Além disso, a trajetória das batatas chips levanta questões mais amplas sobre o valor da criatividade culinária como forma de invenção. Diferente da ciência ou da tecnologia, a gastronomia não costuma conceder prêmios Nobel ou ter seu panteão de inventores claramente reconhecido. É um tipo de genialidade cotidiana e sensorial que, quando vindo das classes subalternas, parece ainda mais invisibilizada. Crum, ao cortar uma batata em lâminas finíssimas e jogá-las no óleo quente, estava improvisando. Mas também estava inovando — mesmo sem saber.
Num contexto atual em que se discute tanto a representatividade e a memória de personagens esquecidos da história, a figura de George Crum merece mais do que uma nota de rodapé. Sua criação é hoje um dos snacks mais consumidos no planeta. Em 2024, a indústria global de batatas chips movimentou mais de 40 bilhões de dólares, segundo dados da Euromonitor. Nenhuma dessas cifras, é claro, chegou ao criador — falecido em 1914, antes que o mundo conhecesse o verdadeiro potencial de sua ideia.

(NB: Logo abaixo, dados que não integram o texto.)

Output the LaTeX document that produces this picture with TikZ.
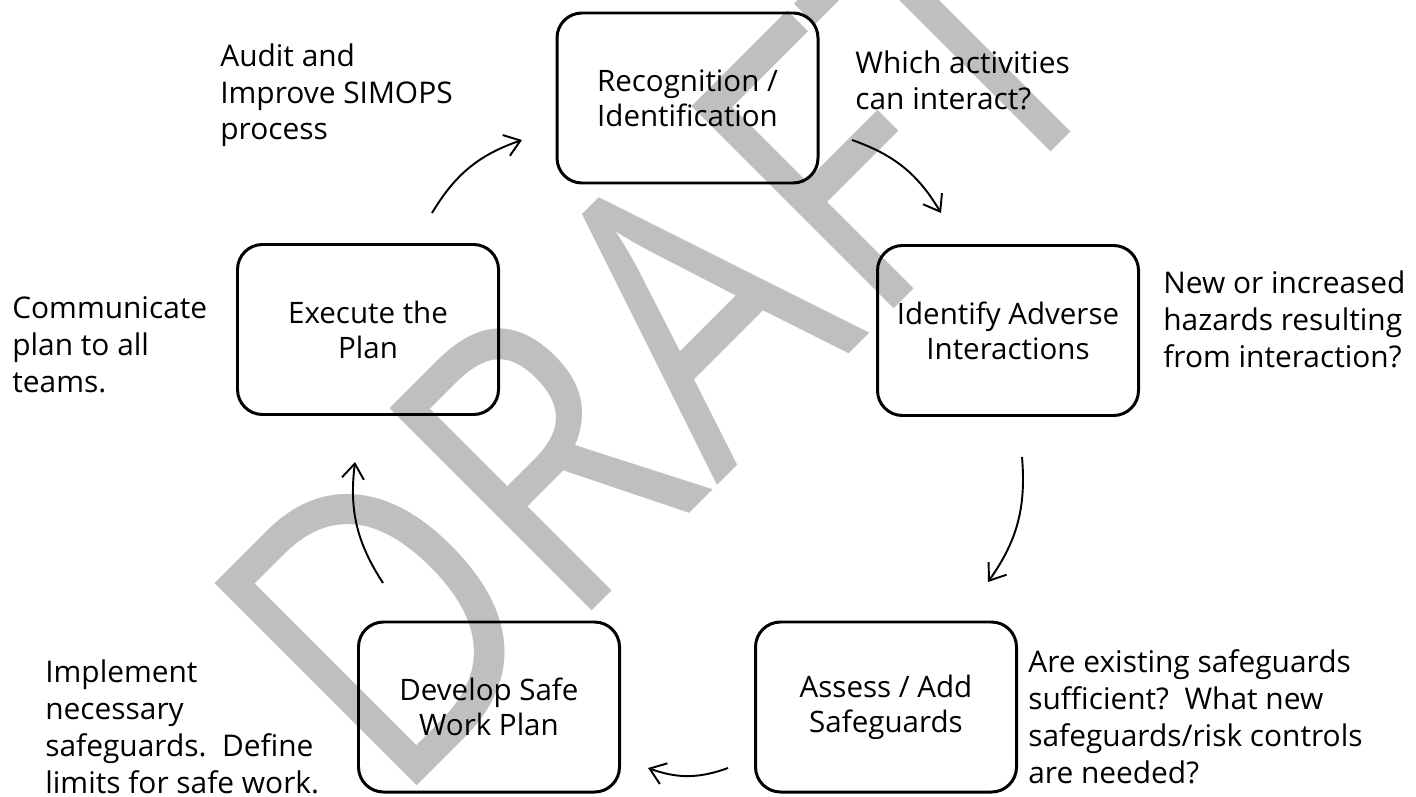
\documentclass[tikz,border=0pt]{standalone}
\usepackage{fontspec}
\setmainfont{Open Sans}
\usetikzlibrary{arrows.meta}

\definecolor{draftgray}{HTML}{BFBFBF}

\tikzset{
    phase/.style={draw, line width=1.7pt, rounded corners=0.5cm,
        minimum width=5.22cm, minimum height=3.4cm, align=center, inner sep=0pt,
        font=\fontsize{16.8}{20}\selectfont},
    note/.style={anchor=base west, align=left, inner sep=0pt,
        font=\fontsize{17}{21}\selectfont},
    flow/.style={->, line width=1.1pt, bend left=20},
}

\begin{document}
\begin{tikzpicture}[>={Straight Barb[length=3mm,width=4.4mm]}]
        \useasboundingbox (0, 0) rectangle (28.32, -15.94);
        % watermark
        \node[text=draftgray, rotate=45, xscale=0.85, inner sep=0pt,
            font=\fontsize{228}{228}\selectfont] (draft) at (13.18, -6.82) {DRAFT};
        % phases
        \node[phase] (recog) at (13.75, -1.96) {Recognition /\\Identification};
        \node[phase] (adverse) at (20.16, -6.61) {Identify Adverse\\Interactions};
        \node[phase] (assess) at (17.72, -14.14) {Assess / Add\\Safeguards};
        \node[phase] (develop) at (9.78, -14.14) {Develop Safe\\Work Plan};
        \node[phase] (execute) at (7.36, -6.59) {Execute the\\Plan};
        % notes (anchored at last line)
        \node[note] (audit) at (4.40, -2.80) {Audit and\\Improve SIMOPS\\process};
        \node[note] (which) at (17.10, -2.20) {Which activities\\can interact?};
        \node[note] (hazards) at (23.26, -7.34) {New or increased\\hazards resulting\\from interaction?};
        \node[note] (existing) at (20.56, -15.66) {Are existing safeguards\\sufficient?\ \ What new\\safeguards/risk controls\\are needed?};
        \node[note] (implement) at (0.90, -15.86) {Implement\\necessary\\safeguards.\ \ Define\\limits for safe work.};
        \node[note] (communicate) at (0.24, -7.84) {Communicate\\plan to all\\teams.};
        % arrow ends
        \coordinate (a1) at (8.64, -4.26);
        \coordinate (b1) at (10.44, -2.80);
        \coordinate (a2) at (17.04, -2.80);
        \coordinate (b2) at (18.82, -4.26);
        \coordinate (a3) at (20.44, -9.14);
        \coordinate (b3) at (19.76, -11.64);
        \coordinate (a4) at (14.56, -15.36);
        \coordinate (b4) at (12.96, -15.36);
        \coordinate (a5) at (7.66, -11.66);
        \coordinate (b5) at (7.10, -9.24);
        \draw[flow] (a1) to (b1);
        \draw[flow] (a2) to (b2);
        \draw[flow] (a3) to (b3);
        \draw[flow] (a4) to (b4);
        \draw[flow] (a5) to (b5);
\end{tikzpicture}
\end{document}
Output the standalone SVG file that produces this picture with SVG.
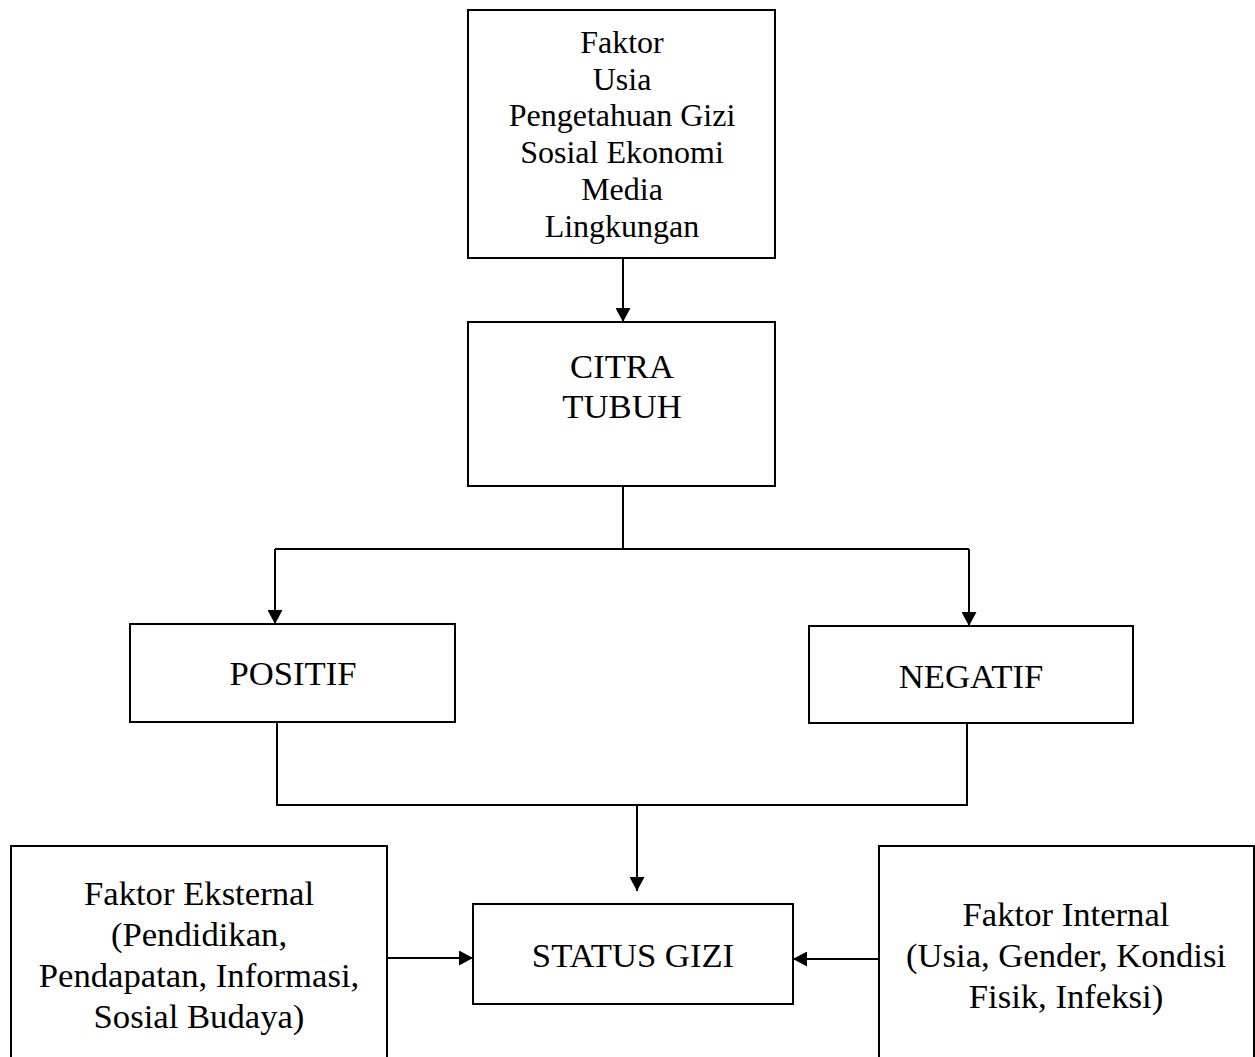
<svg xmlns="http://www.w3.org/2000/svg" width="1255" height="1057" viewBox="0 0 1255 1057">
<defs>
<marker id="arr" markerWidth="14" markerHeight="15" refX="14" refY="7.5" orient="auto" markerUnits="userSpaceOnUse">
<path d="M0,0 L14,7.5 L0,15 Z" fill="#000"/>
</marker>
<style>
.box{fill:#fff;stroke:#000;stroke-width:2}
.ln{fill:none;stroke:#000;stroke-width:2}
text{font-family:"Liberation Serif","Times New Roman",serif;fill:#000;text-anchor:middle}
.s{font-size:32px}
.m{font-size:34.67px}
</style>
</defs>
<rect width="1255" height="1057" fill="#fff"/>
<g id="connectors">
<line class="ln" x1="623" y1="258" x2="623" y2="322" marker-end="url(#arr)"/>
<polyline class="ln" points="623,486 623,549"/>
<line class="ln" x1="275" y1="549" x2="969" y2="549"/>
<line class="ln" x1="275" y1="549" x2="275" y2="624" marker-end="url(#arr)"/>
<line class="ln" x1="969" y1="549" x2="969" y2="626" marker-end="url(#arr)"/>
<polyline class="ln" points="277,722 277,805 967,805 967,723"/>
<line class="ln" x1="637" y1="805" x2="637" y2="891" marker-end="url(#arr)"/>
<line class="ln" x1="387" y1="958" x2="473" y2="958" marker-end="url(#arr)"/>
<line class="ln" x1="879" y1="959" x2="793" y2="959" marker-end="url(#arr)"/>
</g>
<g id="faktor">
<rect class="box" x="468" y="10" width="307" height="248"/>
<text class="s" x="622" y="53">Faktor</text>
<text class="s" x="622" y="90">Usia</text>
<text class="s" x="622" y="126">Pengetahuan Gizi</text>
<text class="s" x="622" y="163">Sosial Ekonomi</text>
<text class="s" x="622" y="200">Media</text>
<text class="s" x="622" y="237">Lingkungan</text>
</g>
<g id="citra">
<rect class="box" x="468" y="322" width="307" height="164"/>
<text class="m" x="622" y="378">CITRA</text>
<text class="m" x="622" y="418">TUBUH</text>
</g>
<g id="positif">
<rect class="box" x="130" y="624" width="325" height="98"/>
<text class="m" x="293" y="685">POSITIF</text>
</g>
<g id="negatif">
<rect class="box" x="809" y="626" width="324" height="97"/>
<text class="m" x="971" y="688">NEGATIF</text>
</g>
<g id="status">
<rect class="box" x="473" y="904" width="320" height="100"/>
<text class="m" x="633" y="967">STATUS GIZI</text>
</g>
<g id="eksternal">
<rect class="box" x="11" y="846" width="376" height="240"/>
<text class="m" x="199" y="905">Faktor Eksternal</text>
<text class="m" x="199" y="946">(Pendidikan,</text>
<text class="m" x="199" y="987">Pendapatan, Informasi,</text>
<text class="m" x="199" y="1028">Sosial Budaya)</text>
</g>
<g id="internal">
<rect class="box" x="879" y="846" width="375" height="240"/>
<text class="m" x="1066" y="926">Faktor Internal</text>
<text class="m" x="1066" y="967">(Usia, Gender, Kondisi</text>
<text class="m" x="1066" y="1008">Fisik, Infeksi)</text>
</g>
</svg>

Mais do que um alimento crocante, a batata chips é símbolo de um talento que não foi reconhecido à altura. E, como tantos outros, George Crum representa uma parte importante da história americana e global que foi sendo esmagada sob o peso da apropriação comercial e do racismo estrutural. Hoje, ao abrir um pacote e saborear uma batata estalando na boca, talvez valha a pena lembrar de quem, de fato, teve a ideia genial primeiro — mesmo que tenha sido, como tantas boas criações, por acidente.